**SUPPLIED MATERIAL**:
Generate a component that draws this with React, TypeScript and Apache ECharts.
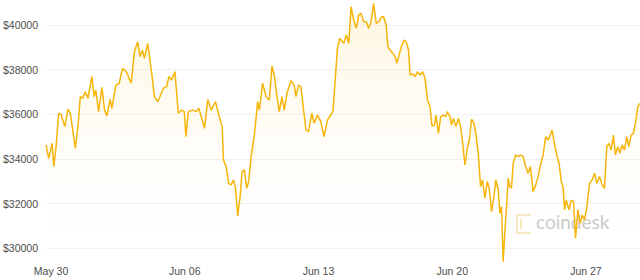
import React, { useEffect, useRef } from "react";
import * as echarts from "echarts";

// hours since May 30 00:00
const hours = [
  -6.3, -2.9, 1.3, 3.4, 6.3, 9.6, 12.9, 17.2, 21.3, 24.2, 27.2, 30.4, 33.8, 36.7, 39.7, 42.9, 46.3, 51.3, 54.2, 56.3,
  59.7, 63.9, 67.2, 70.1, 74.2, 76.4, 81.4, 85.5, 89.8, 95.2, 100.5, 104.8, 108.9, 111.8, 114.8, 117.3, 121.4, 126.5, 129.8, 134.0,
  136.8, 141.1, 145.2, 148.1, 151.5, 155.6, 159.9, 164.0, 167.4, 169.4, 172.4, 178.2, 182.4, 185.7, 188.7, 192.8, 196.9, 201.2, 206.6, 210.7,
  215.0, 216.6, 220.0, 223.2, 226.2, 229.1, 231.6, 234.5, 237.5, 240.0, 242.9, 245.8, 248.3, 251.3, 255.4, 259.5, 261.7, 265.8, 270.1, 274.2,
  277.6, 280.4, 283.3, 286.7, 290.1, 293.0, 296.3, 298.4, 301.4, 305.5, 307.6, 310.9, 313.9, 316.8, 320.2, 323.4, 327.6, 330.5, 334.7, 338.9,
  343.0, 347.2, 351.4, 354.3, 356.8, 359.7, 362.7, 367.7, 371.0, 374.0, 376.9, 380.2, 383.5, 386.5, 389.4, 392.8, 396.0, 399.0, 401.9, 405.3,
  408.5, 411.9, 415.3, 417.8, 421.0, 423.2, 426.0, 429.4, 432.3, 434.4, 437.8, 440.7, 443.6, 446.1, 449.1, 451.1, 454.5, 457.4, 460.4, 463.6,
  467.0, 469.9, 472.9, 476.1, 478.6, 481.6, 483.6, 486.6, 489.5, 492.9, 495.8, 497.9, 501.2, 503.3, 505.4, 508.7, 511.7, 514.6, 517.1, 520.0,
  523.0, 525.5, 528.3, 531.2, 533.7, 536.7, 539.6, 542.1, 545.0, 548.0, 550.5, 553.4, 556.3, 558.8, 561.8, 563.8, 565.9, 568.0, 570.0, 572.2,
  574.3, 576.3, 578.4, 580.6, 583.8, 586.8, 589.7, 593.1, 596.3, 599.3, 602.2, 605.6, 608.9, 611.9, 614.8, 618.2, 621.4, 624.4, 626.4, 629.4,
  631.9, 634.8, 638.2, 641.0, 643.2, 645.2, 647.3, 650.7, 653.5, 656.4, 658.9, 661.9, 664.8, 667.3, 670.2, 673.2, 676.5, 679.8, 682.7, 685.7,
  689.0, 692.4, 695.2, 698.2, 700.7, 703.6, 706.5, 709.0, 712.0, 714.9, 717.4, 720.3, 723.3, 725.8, 728.7, 731.6, 734.1, 737.1, 739.9,
];

const prices = [
  34630, 34030, 34700, 33660, 34550, 36050, 35970, 35450, 36230, 36050, 35300, 34480, 35450, 36790, 36720, 37010, 36720, 37690, 36790, 37090,
  36120, 37210, 36190, 35930, 36670, 36270, 37310, 37390, 38060, 37870, 37390, 38810, 39250, 38580, 38880, 38510, 39180, 37840, 36790, 36570,
  36790, 37170, 37240, 37690, 37540, 37910, 36050, 36190, 36120, 35000, 36120, 36190, 36120, 36270, 35890, 35370, 36670, 36190, 36570, 35970,
  35450, 33960, 33660, 32910, 32840, 33060, 32760, 31450, 32310, 33430, 33510, 32690, 32990, 34100, 35070, 36570, 36190, 37390, 36790, 36640,
  38160, 37760, 36940, 36120, 36790, 36190, 36940, 37170, 37510, 37310, 36790, 37310, 37240, 36340, 35300, 35220, 36050, 35600, 35970, 35670,
  35000, 35750, 35970, 36190, 37460, 38920, 39400, 39180, 39550, 39180, 40820, 40220, 39850, 40450, 40520, 40150, 40150, 39850, 40150, 40970,
  40080, 40150, 40370, 40370, 40000, 39030, 38880, 38730, 38580, 38290, 38730, 39100, 39330, 39250, 38880, 37760, 37810, 37690, 37910, 37760,
  37910, 37610, 36640, 36340, 35480, 35520, 35970, 35150, 35890, 35970, 35890, 36120, 35890, 35520, 35820, 35450, 35820, 35450, 34700, 33730,
  34480, 34850, 35780, 35600, 35150, 34260, 32760, 33060, 32240, 32990, 32690, 31640, 32310, 33060, 32610, 31570, 31860, 29400, 30670, 31860,
  33140, 32760, 32690, 33810, 34180, 34100, 34180, 34100, 33660, 33360, 33660, 32540, 32840, 33210, 33730, 34180, 35000, 34850, 35000, 35300,
  34780, 34260, 33810, 32990, 32760, 31720, 32160, 31720, 32160, 32090, 30450, 31720, 31120, 31490, 31270, 31860, 32910, 33060, 33360, 32910,
  33210, 32840, 32690, 34550, 34700, 34400, 35070, 34180, 34550, 34260, 34630, 34400, 35000, 34550, 35070, 35150, 35600, 36340, 36490,
];

const xTickHours = [0, 168, 336, 504, 672];
const xTickLabels = ["May 30", "Jun 06", "Jun 13", "Jun 20", "Jun 27"];

export default function App() {
  const ref = useRef<HTMLDivElement>(null);
  useEffect(() => {
    if (!ref.current) return;
    const chart = echarts.init(ref.current, undefined, { renderer: "svg" });
    const data = hours.map((h, i) => [h, prices[i]]);
    const font = "'Liberation Sans', Arial, sans-serif";
    chart.setOption({
      animation: false,
      grid: { left: 44, right: 0, top: 2.7, bottom: 9.4 },
      xAxis: {
        type: "value",
        min: hours[0],
        max: hours[hours.length - 1],
        axisLine: { show: false },
        axisTick: { show: false },
        splitLine: { show: false },
        axisLabel: {
          customValues: xTickHours,
          margin: -5,
          color: "#4d4d4d",
          fontSize: 10.5,
          fontFamily: font,
          formatter: (v: number) => {
            const i = xTickHours.indexOf(Math.round(v));
            return i >= 0 ? xTickLabels[i] : "";
          },
        },
      },
      yAxis: {
        type: "value",
        min: 29000,
        max: 41000,
        interval: 1000,
        axisLine: { show: false },
        axisTick: { show: false },
        splitLine: { lineStyle: { color: ["transparent", "#f1f1f1"], width: 1 } },
        axisLabel: {
          margin: 8,
          color: "#4d4d4d",
          fontSize: 10.5,
          fontFamily: font,
          formatter: (v: number) => (v % 2000 === 0 && v >= 30000 && v <= 40000 ? "$" + v : ""),
        },
      },
      graphic: [
        {
          type: "polyline",
          z: 0,
          shape: { points: [[531, 215], [517, 215], [517, 233], [531, 233]] },
          style: { stroke: "rgba(238,205,120,0.45)", lineWidth: 2, fill: null },
        },
        {
          type: "polyline",
          z: 0,
          shape: { points: [[521, 219], [521, 229]] },
          style: { stroke: "rgba(238,205,120,0.45)", lineWidth: 2, fill: null },
        },
        {
          type: "text",
          z: 0,
          x: 536,
          y: 212,
          style: { text: "coindesk", fontSize: 19, fontFamily: "Lato, sans-serif", fill: "#c9c9c9" },
        },
      ],
      series: [
        {
          type: "line",
          data,
          z: 3,
          showSymbol: false,
          symbol: "none",
          lineStyle: { color: "#F5B50A", width: 1.5 },
          areaStyle: {
            origin: "start",
            color: new echarts.graphic.LinearGradient(0, 0, 0, 1, [
              { offset: 0, color: "rgba(247,192,50,0.22)" },
              { offset: 1, color: "rgba(255,255,255,0)" },
            ]),
          },
        },
      ],
    });
    return () => chart.dispose();
  }, []);
  return <div ref={ref} style={{ width: 640, height: 280, position: "absolute", left: 0, top: 0 }} />;
}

**DO THIS**: Write down every line from the opening of the listing to the line with "import * as", both included, and nothing else; the pictures are omitted.

**RESULT**:
Generate a component that draws this with React, TypeScript and Apache ECharts.
import React, { useEffect, useRef } from "react";
import * as echarts from "echarts";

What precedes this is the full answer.